One such is artist David Barreto, who recently created a series of photomanipulations entitled Woodhouses. Parts of houses— windows, doors— have been grafted into the bases and trunks of trees as if they belong there. What should look so very artificial instead looks natural, integrated, organic. The trees themselves are unremarkable, one of many in a wood, standing often in the half-light of predawn or dusk. At first glance, that is all there is to it. But then the windows’ fluorescent lights flicker, dim, and flicker again, casting cold rectangles out onto the still snow.
There is something about the scene that is very much reminiscent of the streetlight at night and the flashing neon sign of the corner shop, the 3am car alarm and the sudden quiet after it is shut off. A man’s muffled curse and the distant sound of a door slamming shut, and then the silence resumes, a thick blanketing silence that the darkness corroborates. The harsh light, greenish, or orangish, perhaps, cuts into it oddslot, revealing, intrusive, but nonetheless silent, wordless. And that is what Woodhouses embodies, it seems. The nature of the medium demands silence; it is an image, not a video. We are intruders looking into lit windows at night, and the abrupt light is an intruder upon the darkening winter landscape outside.
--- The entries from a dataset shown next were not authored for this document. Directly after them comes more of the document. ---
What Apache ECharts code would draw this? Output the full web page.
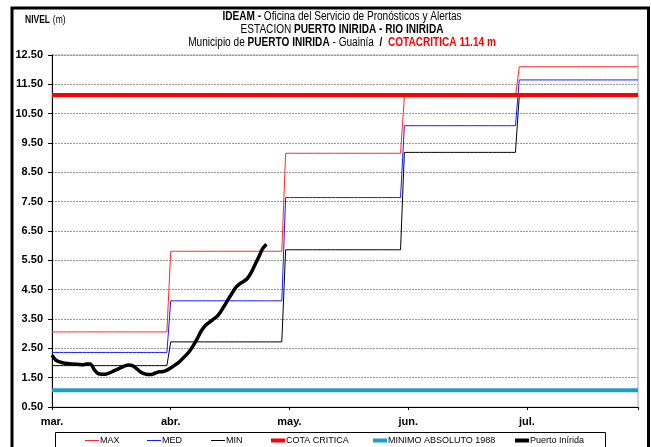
<!DOCTYPE html>
<html>
<head>
<meta charset="utf-8">
<script src="https://cdn.jsdelivr.net/npm/echarts@6/dist/echarts.min.js"></script>
<style>
html,body{margin:0;padding:0;background:#fff;}
#c{width:651px;height:447px;}
</style>
</head>
<body>
<div id="c"></div>
<script>
// ---- data ----
var monthLabels = ['mar.', 'abr.', 'may.', 'jun.', 'jul.'];
var monthLengths = [31, 30, 31, 30, 31];   // mar..jul (day counts)
var maxVals = [3.06, 5.81, 9.15, 11.08, 12.10];
var medVals = [2.36, 4.12, 7.64, 10.09, 11.65];
var minVals = [1.91, 2.72, 5.86, 9.18, 11.10];
var cotaCritica = 11.14;
var minimoAbsoluto = 1.07;
var seriesNames = ['MAX', 'MED', 'MIN', 'COTA CRITICA', 'MINIMO ABSOLUTO 1988', 'Puerto Inírida'];
// daily observed level, Puerto Inírida, from 1 March
var observed = [2.27, 2.10, 2.04, 2.00, 1.98, 1.97, 1.96, 1.95, 1.94, 1.97,
  1.97, 1.78, 1.64, 1.62, 1.62, 1.66, 1.72, 1.78, 1.84, 1.90,
  1.93, 1.91, 1.82, 1.70, 1.64, 1.61, 1.61, 1.66, 1.70, 1.71,
  1.76, 1.83, 1.92, 2.01, 2.14, 2.27, 2.42, 2.62, 2.85, 3.10,
  3.27, 3.38, 3.48, 3.58, 3.74, 3.95, 4.17, 4.38, 4.58, 4.70,
  4.78, 4.88, 5.08, 5.35, 5.62, 5.90, 6.05];

var FONT = '"Liberation Sans Narrow", "Arial Narrow", "Liberation Sans", Arial, sans-serif';

var totalDays = monthLengths.reduce(function (a, b) { return a + b; }, 0); // 153
function dailySteps(vals) {
  var out = [], d = 0;
  for (var m = 0; m < monthLengths.length; m++) {
    for (var k = 0; k < monthLengths[m]; k++) { out.push([d, vals[m]]); d++; }
  }
  out.push([d, vals[vals.length - 1]]);
  return out;
}
var obsData = observed.map(function (v, i) { return [i, v]; });
var tickStep = 31;

// legend layout (one legend per entry, placed inside one framed box)
var legendLeft = [85, 147, 211, 271, 373, 515];
var legendIconH = [1, 1, 1, 4, 4, 4];
var legendColors = ['#ff2a2a', '#1a1aff', '#000', '#ff0000', '#1e9ccc', '#000'];
var legends = seriesNames.map(function (n, i) {
  return {
    data: [n], left: legendLeft[i], top: 436, padding: 0, icon: 'rect',
    itemWidth: 14, itemHeight: legendIconH[i], itemGap: 2,
    textStyle: {fontFamily: FONT, fontSize: 9, color: '#000', padding: [0, 0, 0, -4]}
  };
});

var titleRich = {
  b: {fontFamily: FONT, fontSize: 12, fontWeight: 'bold', fill: '#000'},
  n: {fontFamily: FONT, fontSize: 12, fill: '#000'},
  r: {fontFamily: FONT, fontSize: 12, fontWeight: 'bold', fill: '#ff0000'}
};

var chart = echarts.init(document.getElementById('c'), null, {renderer: 'canvas'});
chart.setOption({
  backgroundColor: '#fff',
  animation: false,
  grid: {left: 52, right: 13, top: 55, bottom: 40, show: true, borderColor: '#aaaaaa', borderWidth: 1},
  xAxis: {
    type: 'value', min: 0, max: totalDays, interval: tickStep,
    axisLine: {lineStyle: {color: '#000', width: 1}},
    axisTick: {show: true, length: 3, lineStyle: {color: '#000'}},
    splitLine: {show: false},
    axisLabel: {
      margin: 9, color: '#000', fontFamily: FONT, fontSize: 11, fontWeight: 'bold',
      formatter: function (v) { var i = Math.round(v / tickStep); return monthLabels[i] || ''; }
    }
  },
  yAxis: {
    type: 'value', min: 0.5, max: 12.5, interval: 1,
    axisLine: {show: true, lineStyle: {color: '#000', width: 1}},
    axisTick: {show: true, length: 4, lineStyle: {color: '#000'}},
    splitLine: {show: true, lineStyle: {color: '#999', type: [2, 1], width: 1}},
    axisLabel: {
      margin: 9, color: '#000', fontFamily: FONT, fontSize: 11, fontWeight: 'bold',
      formatter: function (v) { return v.toFixed(2); }
    }
  },
  legend: legends,
  graphic: [
    {type: 'rect', shape: {x: 55.5, y: 432.5, width: 550, height: 30}, style: {fill: '#fff', stroke: '#000', lineWidth: 1}, z: -1, silent: true},
    {type: 'rect', shape: {x: 12, y: 8, width: 636.5, height: 470}, style: {fill: 'none', stroke: '#000', lineWidth: 3}, z: 100, silent: true},
    {type: 'text', x: 25, y: 20, scaleX: 0.85, style: {
      text: '{b|NIVEL} {n|(m)}', verticalAlign: 'middle', align: 'left',
      rich: {b: {fontFamily: FONT, fontSize: 10, fontWeight: 'bold', fill: '#000'}, n: {fontFamily: FONT, fontSize: 10, fill: '#000'}}
    }},
    {type: 'text', x: 342, y: 17, scaleX: 0.84, style: {
      text: '{b|IDEAM -} {n|Oficina del Servicio de Pronósticos y Alertas}', align: 'center', verticalAlign: 'middle', rich: titleRich
    }},
    {type: 'text', x: 342, y: 30, scaleX: 0.84, style: {
      text: '{n|ESTACION} {b|PUERTO INIRIDA - RIO INIRIDA}', align: 'center', verticalAlign: 'middle', rich: titleRich
    }},
    {type: 'text', x: 342, y: 43, scaleX: 0.84, style: {
      text: '{n|Municipio de} {b|PUERTO INIRIDA} {n|- Guainía}  {b|/}  {r|COTACRITICA ' + cotaCritica.toFixed(2) + ' m}', align: 'center', verticalAlign: 'middle', rich: titleRich
    }}
  ],
  series: [
    {name: seriesNames[0], type: 'line', data: dailySteps(maxVals), symbol: 'none', lineStyle: {color: legendColors[0], width: 1}, itemStyle: {color: legendColors[0]}},
    {name: seriesNames[1], type: 'line', data: dailySteps(medVals), symbol: 'none', lineStyle: {color: legendColors[1], width: 1}, itemStyle: {color: legendColors[1]}},
    {name: seriesNames[2], type: 'line', data: dailySteps(minVals), symbol: 'none', lineStyle: {color: legendColors[2], width: 1}, itemStyle: {color: legendColors[2]}},
    {name: seriesNames[3], type: 'line', data: [[0, cotaCritica], [totalDays, cotaCritica]], symbol: 'none', lineStyle: {color: legendColors[3], width: 4}, itemStyle: {color: legendColors[3]}},
    {name: seriesNames[4], type: 'line', data: [[0, minimoAbsoluto], [totalDays, minimoAbsoluto]], symbol: 'none', lineStyle: {color: legendColors[4], width: 4}, itemStyle: {color: legendColors[4]}},
    {name: seriesNames[5], type: 'line', data: obsData, symbol: 'none', smooth: 0.3, lineStyle: {color: legendColors[5], width: 3.5}, itemStyle: {color: legendColors[5]}}
  ]
});
</script>
</body>
</html>
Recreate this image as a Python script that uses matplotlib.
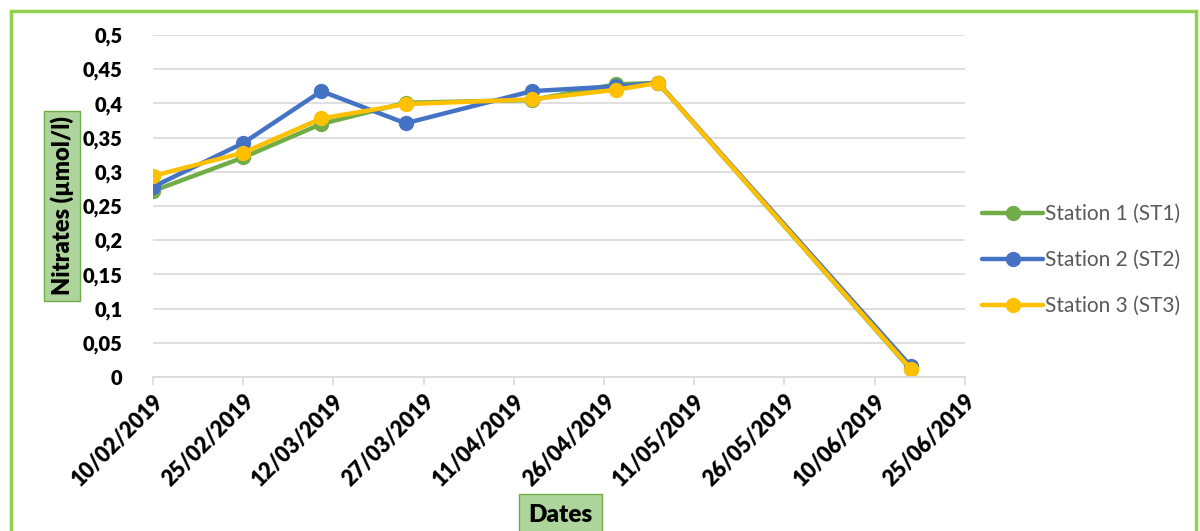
import numpy as np
import matplotlib.pyplot as plt
from matplotlib.patches import Rectangle
from datetime import datetime, timedelta

dates = ["10/02/2019", "25/02/2019", "10/03/2019", "24/03/2019",
         "14/04/2019", "28/04/2019", "05/05/2019", "16/06/2019"]
st1 = [0.272, 0.321, 0.370, 0.401, 0.405, 0.428, 0.430, 0.011]
st2 = [0.278, 0.342, 0.418, 0.371, 0.418, 0.425, 0.430, 0.016]
st3 = [0.294, 0.328, 0.378, 0.399, 0.406, 0.420, 0.430, 0.012]
labels = ["Station 1 (ST1)", "Station 2 (ST2)", "Station 3 (ST3)"]
colors = ["#70AD47", "#4472C4", "#FFC000"]
ytick_labels = ["0", "0,05", "0,1", "0,15", "0,2", "0,25", "0,3",
                "0,35", "0,4", "0,45", "0,5"]

x = [datetime.strptime(d, "%d/%m/%Y") for d in dates]
start = datetime(2019, 2, 10)
ticks = [start + timedelta(days=15 * i) for i in range(10)]

plt.rcParams['font.family'] = ['Lato', 'DejaVu Sans']

fig = plt.figure(figsize=(12, 5.31), dpi=100)
ax = fig.add_axes([0.1275, 0.29, 0.6765, 0.644])

for ys, lab, c in zip([st1, st2, st3], labels, colors):
    ax.plot(x, ys, color=c, lw=3.2, marker='o', ms=10, label=lab,
            solid_capstyle='round', solid_joinstyle='round')

ax.set_xlim(ticks[0], ticks[-1])
ax.set_ylim(0, 0.5)
ax.set_yticks(np.arange(0, 0.501, 0.05))
ax.set_yticklabels(ytick_labels, fontweight='heavy', fontsize=14.5)
ax.set_xticks(ticks)
ax.set_xticklabels([t.strftime("%d/%m/%Y") for t in ticks], rotation=45,
                   ha='right', rotation_mode='anchor', fontweight='heavy', fontsize=15.5)

ax.grid(axis='y', color='#D9D9D9', lw=1.2)
ax.set_axisbelow(True)
for s in ['top', 'right', 'left']:
    ax.spines[s].set_visible(False)
ax.spines['bottom'].set_color('#D9D9D9')
ax.spines['bottom'].set_linewidth(1.2)
ax.tick_params(axis='y', length=0, pad=22)
ax.tick_params(axis='x', length=6, color='#D9D9D9', width=1.2, pad=4)

box = dict(boxstyle='square,pad=0.25', facecolor='#ADD49A', edgecolor='#70AD47', lw=1)
fig.text(0.0515, 0.612, "Nitrates (µmol/l)", rotation=90, ha='center', va='center',
         fontweight='heavy', fontsize=17, bbox=box)
fig.text(0.467, 0.03, "Dates", ha='center', va='center',
         fontweight='heavy', fontsize=17.5,
         bbox=dict(boxstyle='square,pad=0.4', facecolor='#ADD49A', edgecolor='#70AD47', lw=1))

leg = fig.legend(loc='center left', bbox_to_anchor=(0.803, 0.51), frameon=False,
                 fontsize=15, handlelength=2.9, labelspacing=1.25, handletextpad=0.1)
for t in leg.get_texts():
    t.set_color('#595959')

fig.patches.append(Rectangle((0.009, -0.02), 0.988, 0.999, transform=fig.transFigure,
                             fill=False, edgecolor='#92D050', lw=2.5))

fig.savefig("out.png", dpi=100)
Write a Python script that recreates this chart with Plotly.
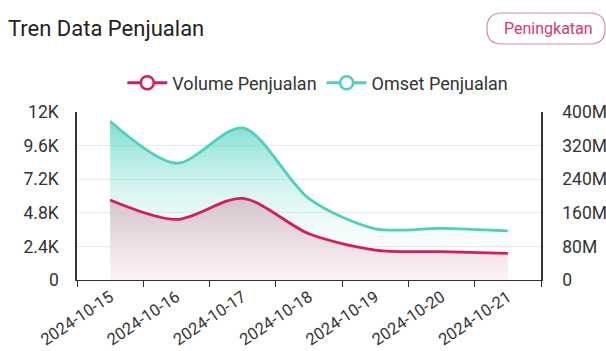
import plotly.graph_objects as go

dates = ["2024-10-15", "2024-10-16", "2024-10-17", "2024-10-18", "2024-10-19", "2024-10-20", "2024-10-21"]
volume = [5720, 4330, 5830, 3300, 2140, 2020, 1900]
omset = [378e6, 278e6, 362e6, 194e6, 122e6, 123e6, 117e6]

vol_ticks = [0, 2400, 4800, 7200, 9600, 12000]
vol_labels = ["0", "2.4K", "4.8K", "7.2K", "9.6K", "12K"]
oms_ticks = [0, 80e6, 160e6, 240e6, 320e6, 400e6]
oms_labels = ["0", "80M", "160M", "240M", "320M", "400M"]

W, H = 606, 351
L, R, T, B = 77.4, 541, 112, 280

RED = "#d81b60"
CYAN = "#4fcfbf"
FONT = "Roboto"
SMOOTH = 0.85


def px(x, y):
    return (x - L) / (R - L), (B - y) / (B - T)


fig = go.Figure()

# Omset (right axis, base layer)
fig.add_trace(go.Scatter(
    x=dates, y=omset, yaxis="y", mode="lines", line=dict(color=CYAN, width=2.8, shape="spline", smoothing=SMOOTH),
    fill="tozeroy",
    fillgradient=dict(type="vertical", start=0, stop=max(omset),
                      colorscale=[[0, "rgba(255,255,255,0)"], [1, "rgba(82,212,193,0.75)"]]),
    showlegend=False, hoverinfo="skip"))

# Volume (left axis, overlay on top)
fig.add_trace(go.Scatter(
    x=dates, y=volume, yaxis="y2", mode="lines", line=dict(color=RED, width=2.8, shape="spline", smoothing=SMOOTH),
    fill="tozeroy",
    fillgradient=dict(type="vertical", start=0, stop=max(volume),
                      colorscale=[[0, "rgba(255,242,247,0.92)"], [1, "rgba(210,192,200,0.92)"]]),
    showlegend=False, hoverinfo="skip"))

# legend entries
fig.add_trace(go.Scatter(x=[None], y=[None], yaxis="y2", mode="lines+markers", name="Volume Penjualan",
                         line=dict(color=RED, width=3),
                         marker=dict(symbol="circle", size=13, color="white", line=dict(color=RED, width=2.5))))
fig.add_trace(go.Scatter(x=[None], y=[None], yaxis="y", mode="lines+markers", name="Omset Penjualan",
                         line=dict(color=CYAN, width=3),
                         marker=dict(symbol="circle", size=13, color="white", line=dict(color=CYAN, width=2.5))))

# badge
x0, y0 = px(487, 13)
x1, y1 = px(605, 44)
rx = 15 / (R - L)
ry = 15 / (B - T)
path = (f"M {x0+rx},{y0} L {x1-rx},{y0} Q {x1},{y0} {x1},{y0-ry} L {x1},{y1+ry} Q {x1},{y1} {x1-rx},{y1} "
        f"L {x0+rx},{y1} Q {x0},{y1} {x0},{y1+ry} L {x0},{y0-ry} Q {x0},{y0} {x0+rx},{y0} Z")
fig.add_shape(type="path", path=path, xref="paper", yref="paper",
              line=dict(color="#d98aa6", width=1.2), fillcolor="rgba(0,0,0,0)")
bx, by = px(548, 28)
fig.add_annotation(x=bx, y=by, xref="paper", yref="paper", text="Peningkatan", showarrow=False,
                   font=dict(family=FONT, size=16, color="#d63a6e"), xanchor="center", yanchor="middle")

lx, ly = px(318, 83)

fig.update_layout(
    width=W, height=H,
    margin=dict(l=L, r=W - R, t=T, b=H - B, autoexpand=False),
    paper_bgcolor="white", plot_bgcolor="white",
    font=dict(family=FONT, color="#333"),
    title=dict(text="Tren Data Penjualan", x=8 / W, xanchor="left", xref="container",
               y=1 - 28 / H, yanchor="middle", yref="container",
               font=dict(family=FONT, size=22, color="#222")),
    legend=dict(orientation="h", x=lx, y=ly, xanchor="center", yanchor="middle",
                font=dict(family=FONT, size=18, color="#333"), itemwidth=40, bgcolor="rgba(0,0,0,0)"),
    xaxis=dict(type="category", range=[-0.5, 6.5], tickson="boundaries", ticks="outside", ticklen=6,
               tickcolor="#333", showline=True, linecolor="#333", linewidth=1.2, showgrid=False,
               tickangle=-34, tickfont=dict(family=FONT, size=16.5, color="#333"), zeroline=False,
               automargin=False),
    yaxis=dict(side="right", range=[0, 400e6], tickvals=oms_ticks, ticktext=oms_labels, showgrid=False,
               showline=True, linecolor="#333", linewidth=1.5, zeroline=False, ticks="",
               ticklabelstandoff=16, tickfont=dict(family=FONT, size=17.5, color="#333"), automargin=False),
    yaxis2=dict(side="left", overlaying="y", range=[0, 12000], tickvals=vol_ticks, ticktext=vol_labels,
                showgrid=True, gridcolor="#e8e8e8", gridwidth=1.2, showline=True, linecolor="#333",
                linewidth=1.5, zeroline=False, ticks="", ticklabelstandoff=13,
                tickfont=dict(family=FONT, size=17.5, color="#333"), automargin=False),
)

fig.write_html("out.html")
The isolated animation is crucial to the effect. Because the environment is static, its details remain important. They will not pass out of frame as they might in video. And yet some part of it slips the moment, the singular moment in which an ordinary photograph might be captured, and it moves. It catches us by surprise. We cannot be too complacent, too unobservant, because something happens. Time cannot travel too far, however, because then the motion circles back on itself, and we are again suspended in the moment, preserved.